The Lower East Side is now safer in terms of muggings, etc. in the post-gentrification era, but it’s also “safer” in that it’s culturally and politically less challenging. Without the friction there is no vibrancy, no life. The Lower East Side, once a hotbed of grassroots activism, has become suburbanized, homogenized. I don’t think that greater safety from crime—or greater perceived safety—is a worthwhile tradeoff for everything that was lost.
MS: Is there a lesson to be learned from The Revolution of Every Day? Can squatting be a successful enterprise or does its roots in anarchy doom it from the start?
CL: Not all squatting has its roots in anarchy. It’s hard to define success in terms of squats, because there isn’t one unified, agreed-upon goal. What I found in my research, and what I continue to learn through my volunteer work with the Museum of Reclaimed Urban Space (located in C-Squat), is that each squatter had their own reasons for being there, some purely political, some purely personal. I’d venture to guess that for most it is a mix of the two. It doesn’t make for easy generalizations, though. This is by no means a homogeneous group or cohesive political movement.
In the documentary Captured, Jerry the Peddler, an activist squatter, says, “New York City squatters held more land longer than any other leftist group anywhere in the United States, and holding the land is what revolution is all about.” So in that sense, even the evicted squats were a success.

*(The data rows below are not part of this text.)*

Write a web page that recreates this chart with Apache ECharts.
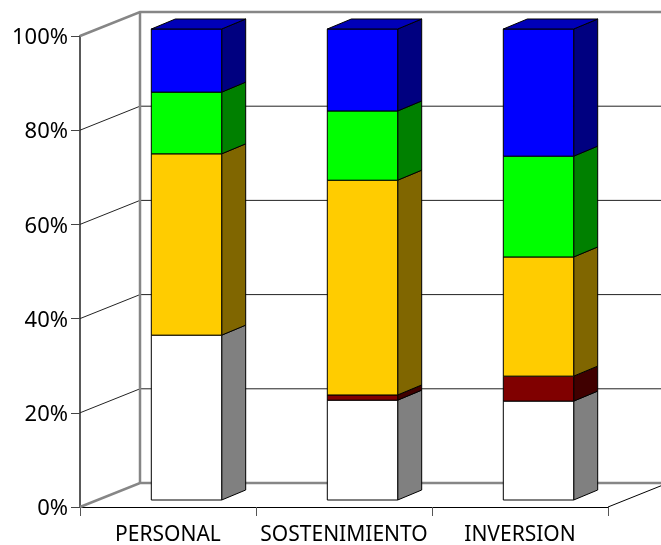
<!DOCTYPE html>
<html><head><meta charset="utf-8">
<style>html,body{margin:0;padding:0;background:#fff}#c{width:661px;height:545px}</style>
<script src="https://cdn.jsdelivr.net/npm/echarts@6/dist/echarts.min.js"></script>
</head><body><div id="c"></div>
<script>
const categories = ['PERSONAL','SOSTENIMIENTO','INVERSION'];
const tickValues = [20,40,60,80];
const whiteVals  = [35.0,21.2,21.0];
const redVals    = [0,1.1,5.3];
const yellowVals = [38.5,45.6,25.3];
const greenVals  = [13.1,14.7,21.4];
const blueVals   = [13.4,17.4,27.0];

const stacks = [
  {name:'A',vals:whiteVals, front:'#ffffff',side:'#808080'},
  {name:'B',vals:redVals,   front:'#800000',side:'#400000'},
  {name:'C',vals:yellowVals,front:'#ffcc00',side:'#806600'},
  {name:'D',vals:greenVals, front:'#00ff00',side:'#008000'},
  {name:'E',vals:blueVals,  front:'#0000ff',side:'#000080',top:'#0000b8'}
];
const WALL_DX=60, WALL_DY=-24, BAR_DX=18.5, BAR_DY=-7, DEPTH_DX=24, DEPTH_DY=-10, BAR_FRAC=0.4;
const cum=[0,0,0];
const barSeries=stacks.map(s=>{
  const data=s.vals.map((v,i)=>{const a=cum[i];cum[i]+=v;return [i,a,cum[i]];});
  return {type:'custom',name:s.name,z:5,silent:true,data,
    encode:{x:0,y:[1,2]},
    renderItem(params,api){
      const i=api.value(0),lo=api.value(1),hi=api.value(2);
      if(hi-lo<=0) return null;
      const p0=api.coord([i,lo]),p1=api.coord([i,hi]);
      const w=api.size([1,0])[0]*BAR_FRAC;
      const xl=p0[0]-w/2+BAR_DX,xr=p0[0]+w/2+BAR_DX,yb=p0[1]+BAR_DY,yt=p1[1]+BAR_DY;
      const ln={stroke:'#000',lineWidth:1};
      const ch=[
        {type:'polygon',shape:{points:[[xr,yb],[xr+DEPTH_DX,yb+DEPTH_DY],[xr+DEPTH_DX,yt+DEPTH_DY],[xr,yt]]},style:{fill:s.side,...ln}},
        {type:'polygon',shape:{points:[[xl,yb],[xr,yb],[xr,yt],[xl,yt]]},style:{fill:s.front,...ln}}
      ];
      if(s.top) ch.push({type:'polygon',shape:{points:[[xl,yt],[xr,yt],[xr+DEPTH_DX,yt+DEPTH_DY],[xl+DEPTH_DX,yt+DEPTH_DY]]},style:{fill:s.top,...ln}});
      return {type:'group',children:ch};
    }};
});
const wallSeries={type:'custom',z:1,silent:true,data:[[0,0]],encode:{x:0,y:1},
  renderItem(params,api){
    const w=api.size([1,0])[0];
    const xL=api.coord([0,0])[0]-w/2, xR=api.coord([2,0])[0]+w/2;
    const y0=api.coord([0,0])[1], y100=api.coord([0,100])[1];
    const gray={stroke:'#868686',lineWidth:2.5,fill:'none'};
    const ch=[];
    tickValues.forEach(t=>{
      const y=api.coord([0,t])[1];
      ch.push({type:'polyline',shape:{points:[[xL,y],[xL+WALL_DX,y+WALL_DY],[xR+WALL_DX,y+WALL_DY]]},style:{stroke:'#222',lineWidth:1,fill:'none'}});
    });
    ch.push({type:'polyline',shape:{points:[[xL,y0],[xL+WALL_DX,y0+WALL_DY],[xR+WALL_DX,y0+WALL_DY]]},style:gray});
    ch.push({type:'polyline',shape:{points:[[xL,y100],[xL+WALL_DX,y100+WALL_DY],[xR+WALL_DX,y100+WALL_DY]]},style:gray});
    ch.push({type:'line',shape:{x1:xL+WALL_DX,y1:y0+WALL_DY,x2:xL+WALL_DX,y2:y100+WALL_DY},style:gray});
    ch.push({type:'line',shape:{x1:xR,y1:y0,x2:xR+WALL_DX,y2:y0+WALL_DY},style:{stroke:'#000',lineWidth:1}});
    return {type:'group',children:ch};
  }};
const font={fontFamily:'"Noto Sans"',color:'#000'};
const chart=echarts.init(document.getElementById('c'),null,{renderer:'canvas'});
chart.setOption({
  animation:false,
  grid:{left:80,right:53,top:36,bottom:38,outerBoundsMode:'none'},
  xAxis:{type:'category',data:categories,boundaryGap:true,
    axisLine:{show:true,lineStyle:{color:'#000',width:1}},
    axisTick:{show:true,alignWithLabel:false,length:9,lineStyle:{color:'#555',width:1}},
    axisLabel:{...font,fontSize:21,margin:18,interval:0,hideOverlap:false},splitLine:{show:false}},
  yAxis:{type:'value',min:0,max:100,interval:20,
    axisLine:{show:true,lineStyle:{color:'#595959',width:2}},
    axisTick:{show:true,length:9,lineStyle:{color:'#444',width:1}},
    axisLabel:{...font,fontSize:22,formatter:'{value}%',margin:12,verticalAlign:'top',lineHeight:4},splitLine:{show:false}},
  series:[wallSeries,...barSeries]
});
</script></body></html>
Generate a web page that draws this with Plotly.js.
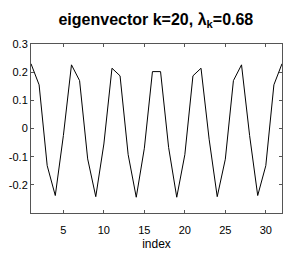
<!DOCTYPE html>
<html>
<head>
<meta charset="utf-8">
<script src="https://cdn.plot.ly/plotly-3.0.1.min.js"></script>
<style>html,body{margin:0;padding:0;background:#fff;}#chart{width:286px;height:254px;}</style>
</head>
<body>
<div id="chart"></div>
<script>
var indexValues = [];
for (var n = 1; n <= 32; n++) indexValues.push(n);
var eigenvector = [0.230, 0.155, -0.132, -0.238, -0.025, 0.226, 0.170, -0.108,
  -0.242, -0.055, 0.214, 0.187, -0.093, -0.244, -0.070, 0.202,
  0.202, -0.068, -0.244, -0.093, 0.187, 0.214, -0.038, -0.242,
  -0.109, 0.170, 0.226, -0.025, -0.238, -0.132, 0.155, 0.230];
var xTicks = [5, 10, 15, 20, 25, 30];
var yTicks = [-0.2, -0.1, 0, 0.1, 0.2, 0.3];
var yTickLabels = ['-0.2', '-0.1', '0', '0.1', '0.2', '0.3'];

var font = 'Liberation Sans, Arial, Helvetica, sans-serif';
var data = [{
  x: indexValues, y: eigenvector, type: 'scatter', mode: 'lines',
  line: {color: '#000', width: 1}, hoverinfo: 'none'
}, {
  x: indexValues, y: eigenvector, type: 'scatter', mode: 'lines', xaxis: 'x2',
  line: {color: 'rgba(0,0,0,0)', width: 0}, hoverinfo: 'none'
}];
var axisCommon = {
  showgrid: false, zeroline: false, showline: true, linecolor: '#555', linewidth: 1,
  mirror: 'ticks', ticks: 'inside', ticklen: 3, tickcolor: '#555', tickwidth: 1,
  tickfont: {family: font, size: 11, color: '#000'}
};
var layout = {
  width: 286, height: 254,
  margin: {l: 31, r: 4, t: 44, b: 41},
  paper_bgcolor: '#fff', plot_bgcolor: '#fff',
  showlegend: false,
  title: {text: '<b>eigenvector k=20, λ<sub>k</sub>=0.68</b>', font: {family: font, size: 16, color: '#000'},
    x: 0.545, xanchor: 'center', y: 0.925, yanchor: 'middle'},
  xaxis: {
    showgrid: false, zeroline: false, showline: true, linecolor: '#555', linewidth: 1, mirror: true,
    ticks: 'outside', ticklen: 7, tickcolor: 'rgba(0,0,0,0)',
    tickfont: {family: font, size: 11, color: '#000'},
    range: [1, 32], tickvals: xTicks, ticktext: xTicks.map(String),
    title: {text: 'index', font: {family: font, size: 12, color: '#000'}, standoff: 4}
  },
  xaxis2: Object.assign({}, axisCommon, {
    overlaying: 'x', anchor: 'y', side: 'bottom', matches: 'x',
    range: [1, 32], tickvals: xTicks, showticklabels: false
  }),
  yaxis: Object.assign({}, axisCommon, {
    range: [-0.3, 0.3], tickvals: yTicks, ticktext: yTickLabels
  })
};
Plotly.newPlot('chart', data, layout, {staticPlot: true, displayModeBar: false});
</script>
</body>
</html>
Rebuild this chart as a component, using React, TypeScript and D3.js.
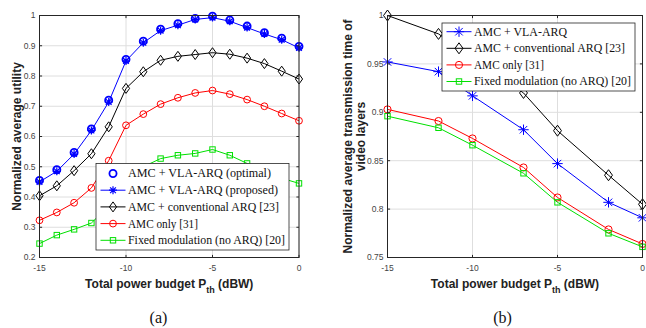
import React from "react";
import * as d3 from "d3";

// ---- (a) normalized average utility ----
const utilX = [-15, -14, -13, -12, -11, -10, -9, -8, -7, -6, -5, -4, -3, -2, -1, 0];
const utilOptimal = [0.455, 0.49, 0.547, 0.625, 0.72, 0.855, 0.915, 0.955, 0.973, 0.99, 0.998, 0.985, 0.965, 0.943, 0.925, 0.898];
const utilProposed = [0.45, 0.485, 0.542, 0.62, 0.714, 0.85, 0.91, 0.95, 0.968, 0.987, 0.993, 0.981, 0.96, 0.939, 0.92, 0.893];
const utilConv = [0.404, 0.437, 0.487, 0.543, 0.632, 0.759, 0.814, 0.852, 0.865, 0.871, 0.877, 0.872, 0.859, 0.841, 0.816, 0.79];
const utilAmc = [0.323, 0.349, 0.381, 0.43, 0.52, 0.637, 0.674, 0.707, 0.728, 0.744, 0.752, 0.74, 0.722, 0.7, 0.676, 0.652];
const utilFixed = [0.246, 0.274, 0.293, 0.314, 0.37, 0.45, 0.5, 0.527, 0.538, 0.544, 0.557, 0.538, 0.511, 0.485, 0.462, 0.445];
const utilTicks = [0.2, 0.3, 0.4, 0.5, 0.6, 0.7, 0.8, 0.9, 1];

// ---- (b) normalized average transmission time ----
const timeX = [-15, -12, -10, -7, -5, -2, 0];
const timeVla = [0.952, 0.942, 0.917, 0.882, 0.847, 0.807, 0.791];
const timeConv = [1.0, 0.981, 0.956, 0.92, 0.881, 0.835, 0.805];
const timeAmc = [0.903, 0.891, 0.873, 0.843, 0.812, 0.779, 0.764];
const timeFixed = [0.896, 0.884, 0.866, 0.837, 0.807, 0.775, 0.761];
const timeTicks = [0.75, 0.8, 0.85, 0.9, 0.95, 1];

const xTicks = [-15, -10, -5, 0];

const AX = "#262626";
const GRID = "#dedede";
const SANS = "'Liberation Sans', Arial, sans-serif";
const SERIF = "'Liberation Serif', 'Times New Roman', serif";

type MarkerKind = "circle" | "star" | "diamond" | "square";

function Marker({ kind, x, y, color, size = 1, sw = 1 }: any) {
  if (kind === "circle") {
    const r = 3.4 * size;
    return <circle cx={x} cy={y} r={r} fill="none" stroke={color} strokeWidth={sw} />;
  }
  if (kind === "star") {
    const r = 4 * size;
    const d = r * 0.72;
    return (
      <path
        d={`M${x - r},${y}H${x + r}M${x},${y - r}V${y + r}M${x - d},${y - d}L${x + d},${y + d}M${x - d},${y + d}L${x + d},${y - d}`}
        stroke={color}
        strokeWidth={sw}
        fill="none"
      />
    );
  }
  if (kind === "diamond") {
    const w = 3.6 * size;
    const h = 5 * size;
    return (
      <path
        d={`M${x},${y - h}L${x + w},${y}L${x},${y + h}L${x - w},${y}Z`}
        stroke={color}
        strokeWidth={sw}
        fill="none"
      />
    );
  }
  const s = 2.7 * size;
  return <rect x={x - s} y={y - s} width={2 * s} height={2 * s} stroke={color} strokeWidth={sw} fill="none" />;
}

type Series = {
  label: string;
  color: string;
  marker: MarkerKind;
  values: number[];
  noLine?: boolean;
  sw?: number;
  size?: number;
  tw?: number; // legend text width
};

function Panel({ left, right, top, bottom, xs, yDomain, yTicks, series, legend, yLabel, caption, captionX }: any) {
  const x = d3.scaleLinear().domain([-15, 0]).range([left, right]);
  const y = d3.scaleLinear().domain(yDomain).range([bottom, top]);
  const fmt = d3.format("~g");
  const line = d3
    .line<number>()
    .x((_, i) => x(xs[i]))
    .y((d) => y(d));
  const tl = 2.6;
  const cx = (left + right) / 2;
  return (
    <g>
      {/* grid */}
      {yTicks.map((t: number) => (
        <line key={"gy" + t} x1={left} x2={right} y1={y(t)} y2={y(t)} stroke={GRID} strokeWidth={1} />
      ))}
      {xTicks.map((t) => (
        <line key={"gx" + t} x1={x(t)} x2={x(t)} y1={top} y2={bottom} stroke={GRID} strokeWidth={1} />
      ))}
      {/* series */}
      {series.map((s: Series) => (
        <g key={s.label}>
          {!s.noLine && <path d={line(s.values) || ""} fill="none" stroke={s.color} strokeWidth={1} />}
          {s.values.map((v, i) => (
            <Marker key={i} kind={s.marker} x={x(xs[i])} y={y(v)} color={s.color} size={s.size || 1} sw={s.sw || 1} />
          ))}
        </g>
      ))}
      {/* box + ticks */}
      <rect x={left} y={top} width={right - left} height={bottom - top} fill="none" stroke={AX} strokeWidth={1} />
      {yTicks.map((t: number) => (
        <g key={"ty" + t}>
          <line x1={left} x2={left + tl} y1={y(t)} y2={y(t)} stroke={AX} />
          <line x1={right - tl} x2={right} y1={y(t)} y2={y(t)} stroke={AX} />
          <text x={left - 4} y={y(t)} dy="0.35em" textAnchor="end" fontFamily={SANS} fontSize={8.5} fill="#444">
            {fmt(t)}
          </text>
        </g>
      ))}
      {xTicks.map((t) => (
        <g key={"tx" + t}>
          <line x1={x(t)} x2={x(t)} y1={bottom} y2={bottom - tl} stroke={AX} />
          <line x1={x(t)} x2={x(t)} y1={top} y2={top + tl} stroke={AX} />
          <text x={x(t)} y={bottom + 11} dy="0.35em" textAnchor="middle" fontFamily={SANS} fontSize={8.5} fill="#444">
            {t}
          </text>
        </g>
      ))}
      {/* legend */}
      <rect x={legend.x} y={legend.y} width={legend.w} height={legend.h} fill="#fff" stroke={AX} strokeWidth={0.8} />
      {series.map((s: Series, i: number) => {
        const ry = legend.y + legend.first + i * legend.step;
        const lx = legend.x + 4.5;
        return (
          <g key={"lg" + s.label}>
            {!s.noLine && <line x1={lx} x2={lx + 25} y1={ry} y2={ry} stroke={s.color} strokeWidth={1} />}
            <Marker kind={s.marker} x={lx + 12.5} y={ry} color={s.color} size={s.size || 1} sw={s.sw || 1} />
            <text
              x={lx + 27.5}
              y={ry}
              dy="0.33em"
              fontFamily={SERIF}
              fontSize={12}
              fill="#111"
              textLength={s.tw}
              lengthAdjust="spacingAndGlyphs"
            >
              {s.label}
            </text>
          </g>
        );
      })}
      {/* axis labels */}
      <text x={cx} y={288} textAnchor="middle" fontFamily={SANS} fontSize={12} fontWeight="bold" fill="#222">
        Total power budget P
        <tspan fontSize={9} dy={5}>
          th
        </tspan>
        <tspan dy={-5}> (dBW)</tspan>
      </text>
      {yLabel.map((l: string, i: number) => (
        <text
          key={l}
          transform={`translate(${yLabel.length === 1 ? left - 23 : left - 40 + i * 13},${(top + bottom) / 2}) rotate(-90)`}
          textAnchor="middle"
          dy="0.35em"
          fontFamily={SANS}
          fontSize={12}
          fontWeight="bold"
          fill="#222"
        >
          {l}
        </text>
      ))}
      <text x={captionX} y={323} textAnchor="middle" fontFamily={SERIF} fontSize={16} fill="#111">
        {caption}
      </text>
    </g>
  );
}

export default function App() {
  const utilSeries: Series[] = [
    { label: "AMC + VLA-ARQ (optimal)", color: "#0000ff", marker: "circle", values: utilOptimal, noLine: true, sw: 1.8, size: 1.05, tw: 143 },
    { label: "AMC + VLA-ARQ (proposed)", color: "#0000ff", marker: "star", values: utilProposed, sw: 1.2, tw: 150 },
    { label: "AMC + conventional ARQ [23]", color: "#000000", marker: "diamond", values: utilConv, tw: 151 },
    { label: "AMC only [31]", color: "#ff0000", marker: "circle", values: utilAmc, tw: 70 },
    { label: "Fixed modulation (no ARQ) [20]", color: "#00e000", marker: "square", values: utilFixed, tw: 157 },
  ];
  const timeSeries: Series[] = [
    { label: "AMC + VLA-ARQ", color: "#0000ff", marker: "star", values: timeVla, size: 1.3, tw: 93 },
    { label: "AMC + conventional ARQ [23]", color: "#000000", marker: "diamond", values: timeConv, size: 1.1, tw: 151 },
    { label: "AMC only [31]", color: "#ff0000", marker: "circle", values: timeAmc, size: 1.05, tw: 70 },
    { label: "Fixed modulation (no ARQ) [20]", color: "#00e000", marker: "square", values: timeFixed, tw: 157 },
  ];
  return (
    <svg width={646} height={328} style={{ position: "absolute", left: 0, top: 0, background: "#fff" }}>
      <Panel
        left={39.5}
        right={299}
        top={15.5}
        bottom={257.5}
        xs={utilX}
        yDomain={[0.2, 1]}
        yTicks={utilTicks}
        series={utilSeries}
        legend={{ x: 96, y: 163.5, w: 193, h: 86.5, first: 10, step: 16.7 }}
        yLabel={["Normalized average utility"]}
        caption="(a)"
        captionX={158.5}
      />
      <Panel
        left={387.5}
        right={642.5}
        top={15.5}
        bottom={257.5}
        xs={timeX}
        yDomain={[0.75, 1]}
        yTicks={timeTicks}
        series={timeSeries}
        legend={{ x: 442, y: 23, w: 193, h: 68, first: 8.7, step: 16.6 }}
        yLabel={["Normalized average transmission time of", "video layers"]}
        caption="(b)"
        captionX={502.5}
      />
    </svg>
  );
}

And there are eleven remaining squats, including C-Squat, which were sold to the Urban Homesteading Assistance Board for the symbolic price of one dollar in 2002. These buildings are in the process of being converted into low-income co-ops, owned by the squatters. So they are now or soon will be legal buildings. That is, no longer squats. This can be called success, or it can be said that now that the squatters are, themselves, landowners, they have become part of the system they fought against. It depends on perspective.